Brief: Find each line containing the string "Write". Copy it.

Records for this exercise:
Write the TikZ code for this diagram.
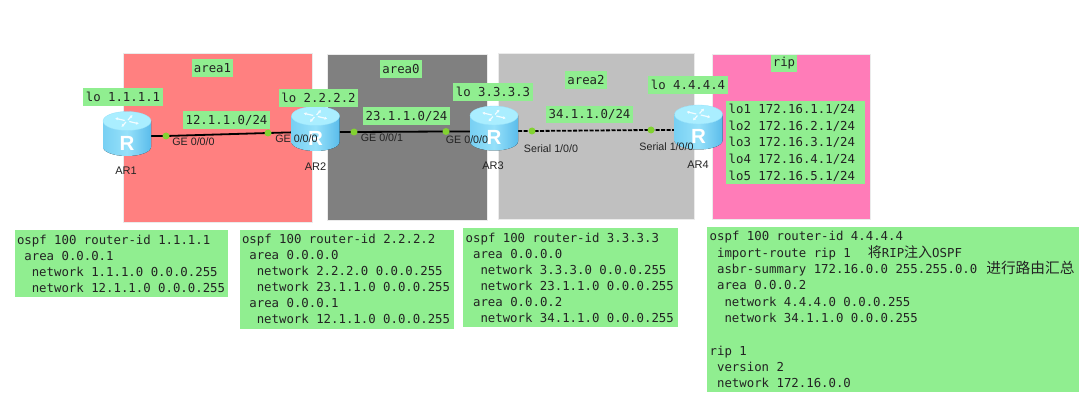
\documentclass[tikz,border=0pt]{standalone}
\usepackage{fontspec}
\usetikzlibrary{arrows.meta,calc}
\setmainfont{Liberation Sans}
\setmonofont{DejaVu Sans Mono}
\newfontfamily\cjk{Noto Sans CJK SC}
\definecolor{lgreen}{RGB}{144,238,144}
\definecolor{areared}{RGB}{255,128,128}
\definecolor{areadark}{RGB}{128,128,128}
\definecolor{arealight}{RGB}{192,192,192}
\definecolor{areapink}{RGB}{255,124,184}
\definecolor{dotgreen}{RGB}{130,210,50}
\definecolor{txt}{RGB}{35,35,35}
\definecolor{RBL}{RGB}{120,208,243}
\definecolor{RBM}{RGB}{150,225,250}
\definecolor{RBR}{RGB}{90,188,235}
\definecolor{RTOP}{RGB}{170,238,255}
\newcommand\Ind[1]{\hspace*{#1\dimexpr 7.4pt\relax}}
\tikzset{
  x=1pt,y=-1pt,
  areabox/.style={draw=white!92!black,line width=0.8pt,anchor=north west,inner sep=0pt},
  lab/.style={fill=lgreen,inner sep=0pt,font=\ttfamily\fontsize{12.35}{15}\selectfont,text=txt},
  cfg/.style={fill=lgreen,anchor=north west,inner xsep=2.5pt,inner ysep=0pt,align=flush left,
    font=\ttfamily\fontsize{12.35}{16}\selectfont,text=txt},
  port/.style={font=\fontsize{10.7}{12}\selectfont,text=txt,inner sep=0pt},
  devname/.style={font=\fontsize{11}{13}\selectfont,text=txt,inner sep=0pt},
  routerbox/.style={minimum width=48pt,minimum height=45pt,inner sep=0pt},
  dot/.style={circle,fill=dotgreen,minimum size=7pt,inner sep=0pt},
  wire/.style={draw=black,line width=1.8pt},
  serial/.style={wire,dash pattern=on 4pt off 1.5pt},
  router/.pic={
    \fill[left color=RBL,right color=RBR,middle color=RBM]
      (-24,-13) -- (-24,13) arc[x radius=24,y radius=9,start angle=180,end angle=0] -- (24,-13) -- cycle;
    \fill[RTOP,draw=RBM,line width=0.3pt] (0,-13) ellipse[x radius=24,y radius=9.5];
    \foreach \a in {25,115,205,295}{
      \draw[white!85!RTOP,line width=1.2pt,-{Latex[length=2.6pt,width=3.4pt]}]
        ($(0,-13)+(\a:2.5 and 1.2)$) -- ($(0,-13)+(\a:13 and 6.5)$);
    }
    \node[text=white,inner sep=0pt,font=\bfseries\fontsize{20.5}{21}\selectfont] at (0,9) {R};
  }
}
\begin{document}
\begin{tikzpicture}
\useasboundingbox (0,0) rectangle (1090,417);
% areas
\node[areabox,fill=areared,minimum width=189pt,minimum height=169pt] (a1) at (123,53) {};
\node[areabox,fill=areadark,minimum width=160pt,minimum height=166pt] (a0) at (327,54) {};
\node[areabox,fill=arealight,minimum width=196pt,minimum height=166pt] (a2) at (498,53) {};
\node[areabox,fill=areapink,minimum width=158pt,minimum height=165pt] (arip) at (712,54) {};
% routers and ports
\node[routerbox] (ar1) at (127,134) {};
\node[routerbox] (ar2) at (315.5,129) {};
\node[routerbox] (ar3) at (494,128.5) {};
\node[routerbox] (ar4) at (698.5,127.5) {};
\coordinate (p1) at (166,136);
\coordinate (p2) at (268,133);
\coordinate (p3) at (354,132);
\coordinate (p4) at (446,131.5);
\coordinate (p5) at (532,131);
\coordinate (p6) at (651,130);
\draw[wire] ($(ar1.center)+(20,2)$) -- (p1) -- (p2) -- ($(ar2.center)+(-10,3)$);
\draw[wire] ($(ar2.center)+(10,3)$) -- (p3) -- (p4) -- ($(ar3.center)+(-10,3)$);
\draw[serial] ($(ar3.center)+(24,2.5)$) -- (p5) -- (p6) -- ($(ar4.center)+(-23,2.5)$);
\path (ar1) pic {router} (ar2) pic {router} (ar3) pic {router} (ar4) pic {router};
\node[dot] (d1) at (p1) {};
\node[dot] (d2) at (p2) {};
\node[dot] (d3) at (p3) {};
\node[dot] (d4) at (p4) {};
\node[dot] (d5) at (p5) {};
\node[dot] (d6) at (p6) {};
% port labels
\node[port] (t1) at (193.5,141.5) {GE 0/0/0};
\node[port] (t2) at (296.5,139) {GE 0/0/0};
\node[port] (t3) at (382,137.5) {GE 0/0/1};
\node[port] (t4) at (467,140) {GE 0/0/0};
\node[port] (t5) at (551,149) {Serial 1/0/0};
\node[port] (t6) at (666.5,147) {Serial 1/0/0};
\node[devname] (n1) at (126,171) {AR1};
\node[devname] (n2) at (315.5,167) {AR2};
\node[devname] (n3) at (493,166) {AR3};
\node[devname] (n4) at (698,165) {AR4};
% green labels
\node[lab,minimum width=41pt,minimum height=18pt] (l1) at (212.5,68) {area1};
\node[lab,minimum width=42pt,minimum height=18pt] (l2) at (401,69.5) {area0};
\node[lab,minimum width=42pt,minimum height=18pt] (l3) at (586,80) {area2};
\node[lab,minimum width=26pt,minimum height=17pt] (l4) at (784,63.5) {rip};
\node[lab,minimum width=80pt,minimum height=18pt] (l5) at (123,97) {lo 1.1.1.1};
\node[lab,minimum width=79pt,minimum height=18pt] (l6) at (318.5,98) {lo 2.2.2.2};
\node[lab,minimum width=80pt,minimum height=18pt] (l7) at (493,92) {lo 3.3.3.3};
\node[lab,minimum width=80pt,minimum height=18pt] (l8) at (688,85) {lo 4.4.4.4};
\node[lab,minimum width=87pt,minimum height=18pt] (l9) at (226.5,120) {12.1.1.0/24};
\node[lab,minimum width=87pt,minimum height=18pt] (l10) at (406.5,116) {23.1.1.0/24};
\node[lab,minimum width=87pt,minimum height=17pt] (l11) at (589.5,114.5) {34.1.1.0/24};
\node[cfg,text width=134pt,minimum height=83pt,font=\ttfamily\fontsize{12.35}{16.6}\selectfont] (lo) at (726,101)
 {lo1 172.16.1.1/24\\lo2 172.16.2.1/24\\lo3 172.16.3.1/24\\lo4 172.16.4.1/24\\lo5 172.16.5.1/24};
% configuration boxes
\node[cfg,text width=208.7pt,minimum height=67pt] (c1) at (14.3,230)
 {ospf 100 router-id 1.1.1.1\\
  \Ind{1}area 0.0.0.1\\
  \Ind{2}network 1.1.1.0 0.0.0.255\\
  \Ind{2}network 12.1.1.0 0.0.0.255};
\node[cfg,text width=209.4pt,minimum height=99.4pt] (c2) at (239.3,229.3)
 {ospf 100 router-id 2.2.2.2\\
  \Ind{1}area 0.0.0.0\\
  \Ind{2}network 2.2.2.0 0.0.0.255\\
  \Ind{2}network 23.1.1.0 0.0.0.255\\
  \Ind{1}area 0.0.0.1\\
  \Ind{2}network 12.1.1.0 0.0.0.255};
\node[cfg,text width=210pt,minimum height=99pt] (c3) at (463,228)
 {ospf 100 router-id 3.3.3.3\\
  \Ind{1}area 0.0.0.0\\
  \Ind{2}network 3.3.3.0 0.0.0.255\\
  \Ind{2}network 23.1.1.0 0.0.0.255\\
  \Ind{1}area 0.0.0.2\\
  \Ind{2}network 34.1.1.0 0.0.0.255};
\node[cfg,text width=367pt,minimum height=165pt,font=\ttfamily\fontsize{12.35}{16.3}\selectfont] (c4) at (707,227)
 {ospf 100 router-id 4.4.4.4\\
  \Ind{1}import-route rip 1\hspace{17pt}{\cjk\fontsize{14}{16}\selectfont 将}RIP{\cjk\fontsize{14}{16}\selectfont 注入}OSPF\\
  \Ind{1}asbr-summary 172.16.0.0 255.255.0.0\hspace{9pt}{\cjk\fontsize{14.7}{16}\selectfont 进行路由汇总}\\
  \Ind{1}area 0.0.0.2\\
  \Ind{2}network 4.4.4.0 0.0.0.255\\
  \Ind{2}network 34.1.1.0 0.0.0.255\\[16.3pt]
  rip 1\\
  \Ind{1}version 2\\
  \Ind{1}network 172.16.0.0};
\end{tikzpicture}
\end{document}
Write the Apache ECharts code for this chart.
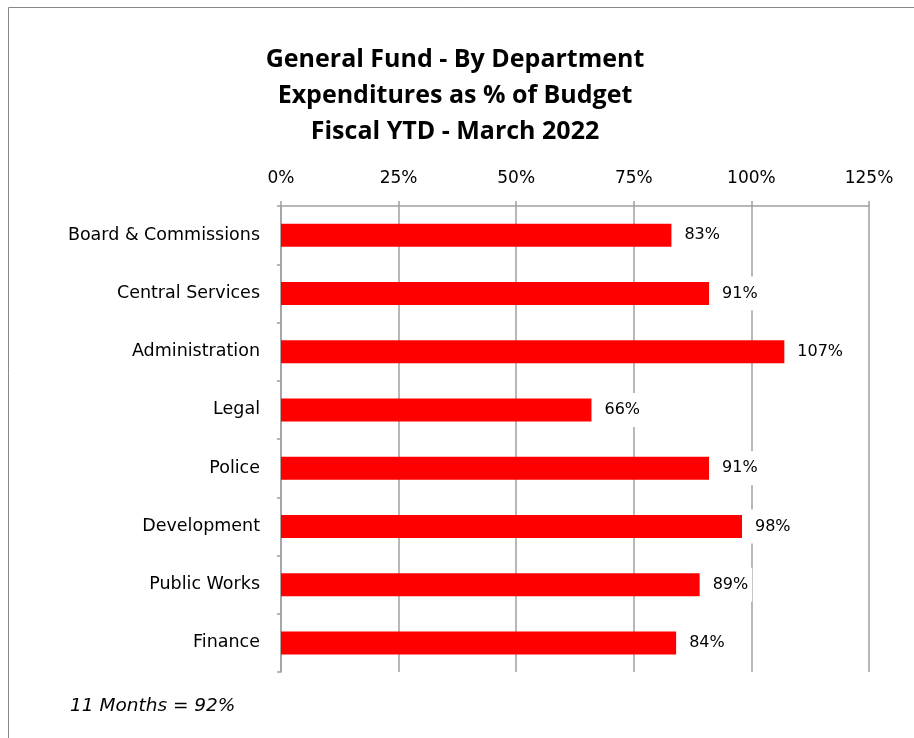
<!DOCTYPE html>
<html><head><meta charset="utf-8">
<script src="https://cdn.jsdelivr.net/npm/echarts@6/dist/echarts.min.js"></script>
<style>html,body{margin:0;padding:0;background:#fff}#c{width:914px;height:738px}</style>
</head><body><div id="c"></div>
<script>
var categories = ["Board & Commissions", "Central Services", "Administration", "Legal", "Police", "Development", "Public Works", "Finance"];
var values = [83, 91, 107, 66, 91, 98, 89, 84];
var tickValues = [0, 25, 50, 75, 100, 125];
var titleLines = ["General Fund - By Department", "Expenditures as % of Budget", "Fiscal YTD - March 2022"];
var footnote = "11 Months = 92%";

var chart = echarts.init(document.getElementById('c'));
var font = "'DejaVu Sans', sans-serif";
chart.setOption({
  animation: false,
  backgroundColor: '#fff',
  title: {
    text: titleLines.join('\n'),
    left: 450, top: 37, textAlign: 'center',
    textStyle: {fontFamily: "'Open Sans', sans-serif", fontWeight: 'bold', fontSize: 25, lineHeight: 36, color: '#000'}
  },
  graphic: [
    {type: 'rect', shape: {x: 8.5, y: 7.5, width: 920, height: 740}, style: {fill: 'none', stroke: '#888', lineWidth: 1}, z: -1},
    {type: 'text', left: 70, top: 697, style: {text: footnote, font: "italic 18.5px 'DejaVu Sans', sans-serif", fill: '#000'}}
  ],
  grid: {left: 281, top: 206, right: 45, bottom: 66},
  xAxis: {
    type: 'value', position: 'top', min: 0, max: 125, interval: 25,
    axisLine: {show: true, lineStyle: {color: '#a0a0a0', width: 1.5}},
    axisTick: {show: true, length: 5, lineStyle: {color: '#a0a0a0', width: 1.5}},
    splitLine: {show: true, lineStyle: {color: '#a0a0a0', width: 1.5}},
    axisLabel: {formatter: function(v){return v + '%';}, fontFamily: font, fontSize: 17, color: '#000', margin: 19}
  },
  yAxis: {
    type: 'category', data: categories, inverse: true,
    axisLine: {show: true, lineStyle: {color: '#a0a0a0', width: 1.5}},
    axisTick: {show: true, length: 4, lineStyle: {color: '#a0a0a0', width: 1.5}},
    axisLabel: {fontFamily: font, fontSize: 17.5, color: '#000', margin: 21, padding: [4, 0, 0, 0]}
  },
  series: [{
    type: 'bar', data: values, barWidth: 23,
    itemStyle: {color: '#ff0000'},
    label: {show: true, position: 'right', distance: 9, formatter: '{c}%', fontFamily: font, fontSize: 16, color: '#000',
      backgroundColor: '#fff', padding: [11, 4, 7, 4]}
  }]
});
</script></body></html>
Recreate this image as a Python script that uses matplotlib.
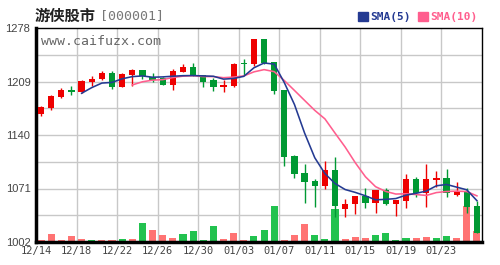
import numpy as np
import pandas as pd
import matplotlib
matplotlib.use("Agg")
import matplotlib.pyplot as plt
from matplotlib.patches import Rectangle

# daily candles, 12/14 .. 01/26
dates = pd.date_range("2023-12-14", periods=44, freq="D")
opens = [1166.7, 1175.2, 1189.4, 1198.0, 1195.5, 1208.7, 1211.9, 1219.6, 1201.9, 1217.4,
         1223.8, 1214.2, 1214.0, 1204.5, 1221.6, 1228.0, 1217.4, 1210.3, 1202.3, 1203.6,
         1232.5, 1231.2, 1263.8, 1233.8, 1198.0, 1112.9, 1091.4, 1081.0, 1074.6, 1094.9,
         1044.6, 1050.6, 1061.3, 1052.7, 1069.0, 1051.0, 1055.3, 1083.2, 1065.6, 1082.0,
         1085.0, 1062.6, 1066.9, 1048.4]
highs = [1177.0, 1192.0, 1200.6, 1203.2, 1211.0, 1216.5, 1222.5, 1222.5, 1220.3, 1225.1,
         1223.8, 1219.6, 1215.0, 1224.7, 1231.6, 1232.5, 1217.4, 1213.0, 1211.0, 1233.3,
         1238.0, 1263.8, 1263.8, 1234.0, 1198.0, 1114.2, 1102.6, 1083.2, 1106.9, 1111.0,
         1057.5, 1061.3, 1072.0, 1069.0, 1072.0, 1056.2, 1089.7, 1086.2, 1102.6, 1094.0,
         1096.0, 1079.0, 1071.3, 1054.9]
lows = [1165.0, 1172.6, 1188.0, 1192.0, 1194.0, 1203.6, 1210.6, 1199.7, 1201.5, 1203.2,
        1211.8, 1209.0, 1204.0, 1198.0, 1221.0, 1216.7, 1201.5, 1197.0, 1195.8, 1202.3,
        1217.4, 1229.0, 1231.2, 1192.9, 1100.4, 1085.0, 1052.7, 1047.5, 1070.0, 1033.9,
        1034.6, 1038.0, 1045.5, 1039.8, 1049.7, 1036.0, 1045.5, 1060.4, 1046.8, 1073.3,
        1060.4, 1061.7, 1039.0, 1013.2]
closes = [1175.7, 1190.3, 1198.0, 1195.5, 1209.6, 1212.2, 1219.6, 1202.3, 1218.7, 1223.8,
          1216.5, 1211.2, 1204.5, 1223.0, 1227.3, 1217.4, 1208.7, 1202.3, 1204.5, 1231.6,
          1231.2, 1263.8, 1233.3, 1197.1, 1112.0, 1090.0, 1079.8, 1074.6, 1094.9, 1048.0,
          1051.0, 1061.3, 1052.7, 1069.0, 1051.0, 1056.2, 1083.2, 1064.8, 1083.2, 1085.0,
          1064.8, 1066.0, 1047.5, 1013.2]
volumes = [23, 80, 23, 60, 30, 20, 20, 20, 30, 30,
           190, 120, 70, 40, 80, 110, 20, 160, 30, 90,
           20, 60, 120, 360, 20, 70, 180, 70, 30, 330,
           30, 50, 40, 70, 90, 20, 40, 40, 50, 40,
           60, 40, 360, 110]
vol_up = [1, 1, 1, 1, 1, 0, 1, 1, 0, 1,
          0, 1, 1, 1, 0, 0, 0, 0, 1, 1,
          1, 0, 0, 0, 1, 1, 1, 0, 0, 0,
          1, 1, 1, 0, 0, 0, 0, 1, 1, 0,
          0, 1, 1, 1]

y_ticks = [1002, 1071, 1140, 1209, 1278]

RED, GREEN = "#ee0000", "#009933"
VRED, VGREEN = "#ff7373", "#22c24f"
BLUE, PINK = "#243a92", "#ff5e8e"

df = pd.DataFrame({"o": opens, "h": highs, "l": lows, "c": closes, "v": volumes}, index=dates)
df["sma5"] = df["c"].rolling(5).mean()
df["sma10"] = df["c"].rolling(10).mean()
x = np.arange(len(df)) + 0.5

fig = plt.figure(figsize=(5, 2.65), dpi=100)
ax = fig.add_axes([36 / 500, 1 - 242 / 265, 446 / 500, 214 / 265])
ymin, ymax = y_ticks[0], y_ticks[-1]
ax.set_xlim(0, len(df))
ax.set_ylim(ymin, ymax)

# grid
for yy in np.linspace(ymin, ymax, 9)[1:-1]:
    ax.axhline(yy, color="#c8c8c8", lw=1, zorder=0)
for xx in range(4, len(df), 4):
    ax.axvline(xx, color="#c8c8c8", lw=1, zorder=0)

# volume bars along the bottom
vol_scale = 0.129
vcols = [VRED if u else VGREEN for u in vol_up]
ax.bar(x, df["v"] * vol_scale, bottom=ymin, width=0.7, color=vcols, zorder=1)

# candles
up = df["c"] >= df["o"]
cols = [RED if u else GREEN for u in up]
body_lo = np.minimum(df["o"], df["c"])
body_h = np.maximum(np.abs(df["c"] - df["o"]), 1.3)
ax.vlines(x, df["l"], df["h"], colors=cols, lw=1, zorder=2)
ax.bar(x, body_h, bottom=body_lo, width=0.62, color=cols, zorder=3)

# moving averages
ax.plot(x, df["sma10"], color=PINK, lw=1.15, zorder=4)
ax.plot(x, df["sma5"], color=BLUE, lw=1.15, zorder=5)

ax.set_yticks(y_ticks)
ax.set_yticklabels([str(t) for t in y_ticks], fontsize=8, color="#444444",
                   family="Liberation Sans")
xt = list(range(0, len(df), 4))
ax.set_xticks(xt)
ax.set_xticklabels([dates[i].strftime("%m/%d") for i in xt], fontsize=7.5,
                   color="#444444", family="DejaVu Sans Mono")
ax.tick_params(length=0, pad=3)
ax.tick_params(axis="y", pad=4)

for s in ["top", "right"]:
    ax.spines[s].set_linewidth(1)
ax.spines["left"].set_linewidth(2.5)
ax.spines["bottom"].set_linewidth(2.5)

ax.text(0.012, 0.965, "www.caifuzx.com", transform=ax.transAxes, fontsize=9.5,
        color="#666666", family="DejaVu Sans Mono", va="top", ha="left")

# title
fig.text(35 / 500, 1 - 16 / 265, "游侠股市", fontsize=11, fontweight="bold",
         family=["Noto Sans CJK SC", "DejaVu Sans"], va="center", ha="left", color="#222222")
fig.text(100 / 500, 1 - 16 / 265, "[000001]", fontsize=9.5, color="#777777",
         family="DejaVu Sans Mono", va="center", ha="left")

# legend
fig.patches.append(Rectangle((358 / 500, 1 - 21 / 265), 10 / 500, 9 / 265,
                             transform=fig.transFigure, color=BLUE))
fig.text(370 / 500, 1 - 16.5 / 265, "SMA(5)", fontsize=8, fontweight="bold", color=BLUE,
         family="DejaVu Sans Mono", va="center", ha="left")
fig.patches.append(Rectangle((418 / 500, 1 - 21 / 265), 10 / 500, 9 / 265,
                             transform=fig.transFigure, color=PINK))
fig.text(430 / 500, 1 - 16.5 / 265, "SMA(10)", fontsize=8, fontweight="bold", color=PINK,
         family="DejaVu Sans Mono", va="center", ha="left")

fig.savefig("out.png", dpi=100)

Solution to the exercise:
Write the TikZ code for this diagram.
Write the Apache ECharts code for this chart.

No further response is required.